C’est pour ça que j’ai choisi de donner rendez-vous devant la Médiathèque Émile Zola, c’est parce que je trouve que c’est un lieu hyper égalitaire et collectif où l’on a accès à la culture pour tous. Même les personnes qui sont un peu en retard au niveau numérique peuvent avoir accès à plein de contenu culturel. Les bibliothèques sont des lieux magnifiques, avec le jardin des plantes qui est mon premier coup ce cœur à Montpellier.
Personnellement, je suis en train de préparer un E.P. de hip-hop qui devrait sortir début janvier. Mon pseudo sera Lazarus, j’en dirai plus quand il sortira, parce que l’idée sera de jouer sur l’identité. On ne verra pas si je suis une femme ou un homme et je veux jouer sur le fait qu’on apprécie d’abord la musique avant de connaitre le genre de la personne. Je ne rapperai pas, je ferai tous les sons et des featurings avec deux rappeurs et deux rappeuses pour avoir justement une égalité sur 4 morceaux.
Organiser tous ces évènements permet d’avoir des croisements de populations et une mixité des milieux et de personnes.
Avec l’association, j’aimerais bien faire des ateliers d’écriture, de beat making, avec des scènes ouvertes, un peu en dehors de Montpellier. Je ne veux pas utiliser le terme banlieue parce que je déteste ce mot, de plus ça s’adapte très mal à la périphérie de Montpellier. Mais l’idée c’est de faire tout ça dans les Maisons pour Tous et autres collectifs, tout en gardant ce côté centre-ville quand même. Avec également des scènes ouvertes, des DJ’s, des lives dans des lieux en centre. Organiser tous ces évènements permet d’avoir des croisements de populations et une mixités de milieux et de personnes.
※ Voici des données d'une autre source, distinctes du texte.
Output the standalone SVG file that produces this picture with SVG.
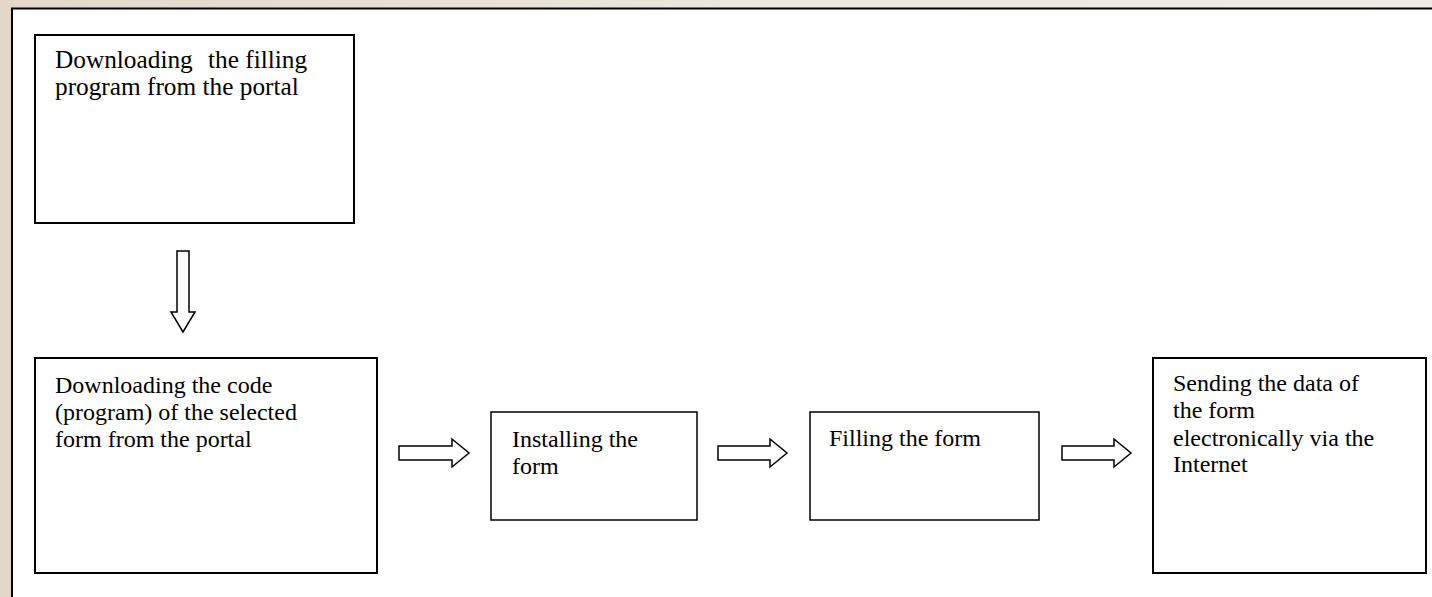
<svg xmlns="http://www.w3.org/2000/svg" width="1432" height="597" viewBox="0 0 1432 597">
<defs>
<linearGradient id="bg" x1="0" y1="0" x2="1" y2="0">
<stop offset="0" stop-color="#e3d8c8"/>
<stop offset="0.5" stop-color="#ece6dc"/>
<stop offset="1" stop-color="#efebe4"/>
</linearGradient>
</defs>
<style>
.box{fill:#fff;stroke:#000;stroke-width:2}
.thin{fill:#fff;stroke:#000;stroke-width:1.5}
.arrow{fill:#fff;stroke:#000;stroke-width:1.5;stroke-linejoin:miter}
text{font-family:"Liberation Serif","Times New Roman",serif;font-size:24px;fill:#000}
.big{font-size:25.3px}
</style>
<rect x="0" y="0" width="1432" height="597" fill="url(#bg)"/>
<rect id="frame" x="12" y="8.5" width="1440" height="610" fill="#fff" stroke="#000" stroke-width="2"/>
<g id="connectors">
<path class="arrow" d="M177,251 H189 V312 H195 L183,332 L171,312 H177 Z"/>
<path class="arrow" d="M399,446 H452 V439 L469,453 L452,467 V460 H399 Z"/>
<path class="arrow" d="M718,446 H770 V439 L787,453 L770,467 V460 H718 Z"/>
<path class="arrow" d="M1062,446 H1114 V439 L1131,453 L1114,467 V460 H1062 Z"/>
</g>
<g id="n1">
<rect class="box" x="35" y="35" width="319" height="188"/>
<text class="big" x="55" y="68" xml:space="preserve">Downloading  <tspan x="208">the filling</tspan></text>
<text class="big" x="55" y="95">program from the portal</text>
</g>
<g id="n2">
<rect class="box" x="35" y="358" width="342" height="215"/>
<text x="55" y="393">Downloading the code</text>
<text x="55" y="420">(program) of the selected</text>
<text x="55" y="447">form from the portal</text>
</g>
<g id="n3">
<rect class="thin" x="491" y="412" width="206" height="108"/>
<text x="512" y="447">Installing the</text>
<text x="512" y="474">form</text>
</g>
<g id="n4">
<rect class="thin" x="810" y="412" width="229" height="108"/>
<text x="829" y="446">Filling the form</text>
</g>
<g id="n5">
<rect class="box" x="1153" y="358" width="273" height="215"/>
<text x="1173" y="391">Sending the data of</text>
<text x="1173" y="418">the form</text>
<text x="1173" y="446">electronically via the</text>
<text x="1173" y="472">Internet</text>
</g>
</svg>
Actuellement, avec le collectif Support Your Local Girl Gang, on va reprendre les mensuels au Studio411. L’idée c’est que dès qu’on fera des expositions, qu’on présentera des nouveaux artistes, on organise une prise de parole. On traitera des thématiques littéraires, ou des films, et ensuite il y aura un dj et un live. Donc ce ne sera pas comme les soirées que nous avions déjà fait avec plusieurs rappeuses et DJ’s. Là, l’idée c’est de se centrer sur moins d’artistes, à qui l’on donne carte blanche, et de faire des ateliers différents à chaque fois.